Sunday, May 5, 2013

Cardoons self seeding...and, are these invasive?

In a previous post about volunteer sprouts, I misidentified what I thought were squash seedlings.  I was a bit surprised to see squash so early, and sure enough they turned out to not be squash, but cardoons!

Cardoons are the closest relation to the artichoke, another member of the same genus, also in the Aster family.  The plants look nearly identical to their better known relative, as do the buds and flowers.  Cardoons and artichoke plants and flowers, look like scaled-up versions of another well-known aster family member, the thistle.  Cardoons are harvested for the leaf stems, whereas artichokes are harvested for the flower buds.  This summer I will try to cook a bud, and I'm hoping that the flower stem will at least taste like an artichoke stem.


To the left is an earlier photo of the initial sprouts.  The cotyledons do indeed look like squash.  But, after a few weeks, we see the familiar silvery green leaves of a cardoon. Below is the same large cluster of seedlings, but now some are showing their true leaves.
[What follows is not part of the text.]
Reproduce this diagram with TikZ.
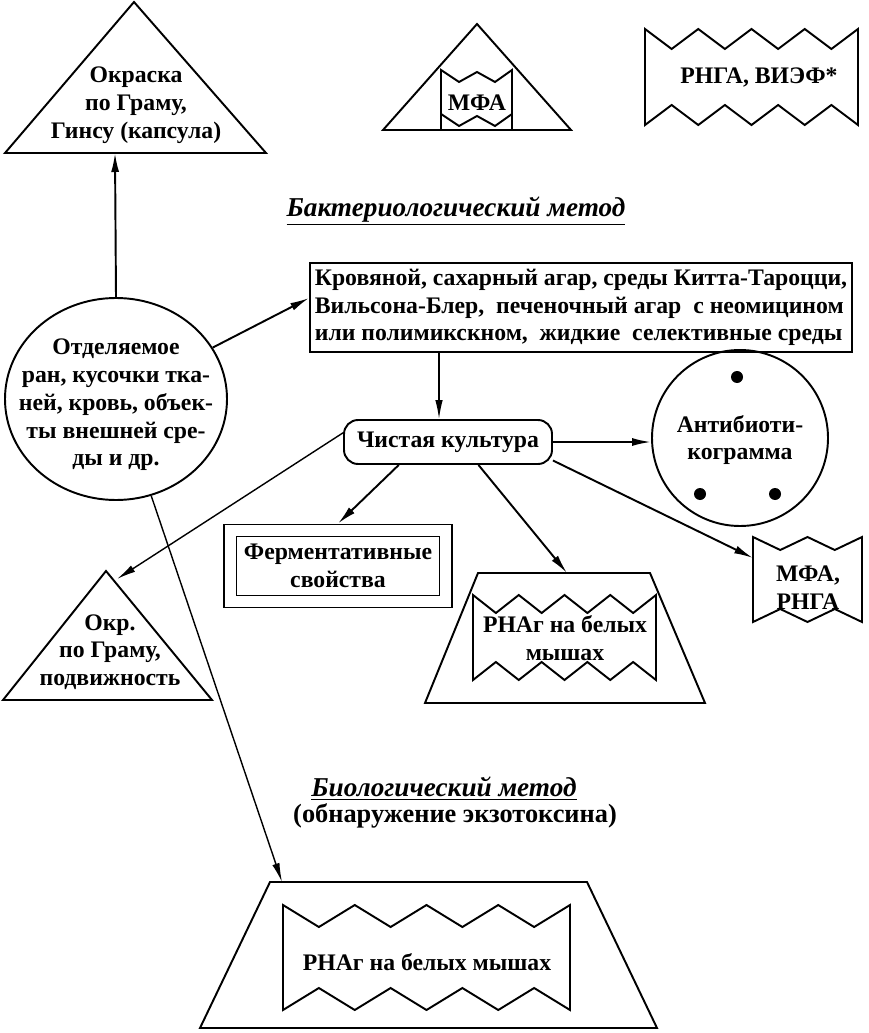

I have heard that cardoons are an invasive species, but my belief was that may be so in the Mediterranean where they are from, but not here, where it takes effort to grow them.  Not all will overwinter.  But, now it appears that even if a fraction survive the winter, they are indeed invasive.  For small urban gardens, just keep the seedlings in check, and all will be fine, but just don't release the seeds into the wild.  Now I realize that I added our saved cardoon seeds to a mix that we used  for seed bombs in one of my gardening classes last Fall, so if we eventually see a Brooklyn vacant lot taken over by cardoons...here's the blame.  But, I'd take a lot full of cardoons over Japanese Knotweed...


These are the large seed heads that eventually were scattered around last Fall, many of which are sprouting now.  Below is one seed head that I harvested and now have as a home decoration.  One obvious way to prevent these from spreading, is to harvest (and dry) the buds, or harvest all seed heads before they open and spread.  The plants are huge so the number of flowers in a smaller urban garden will always be finite.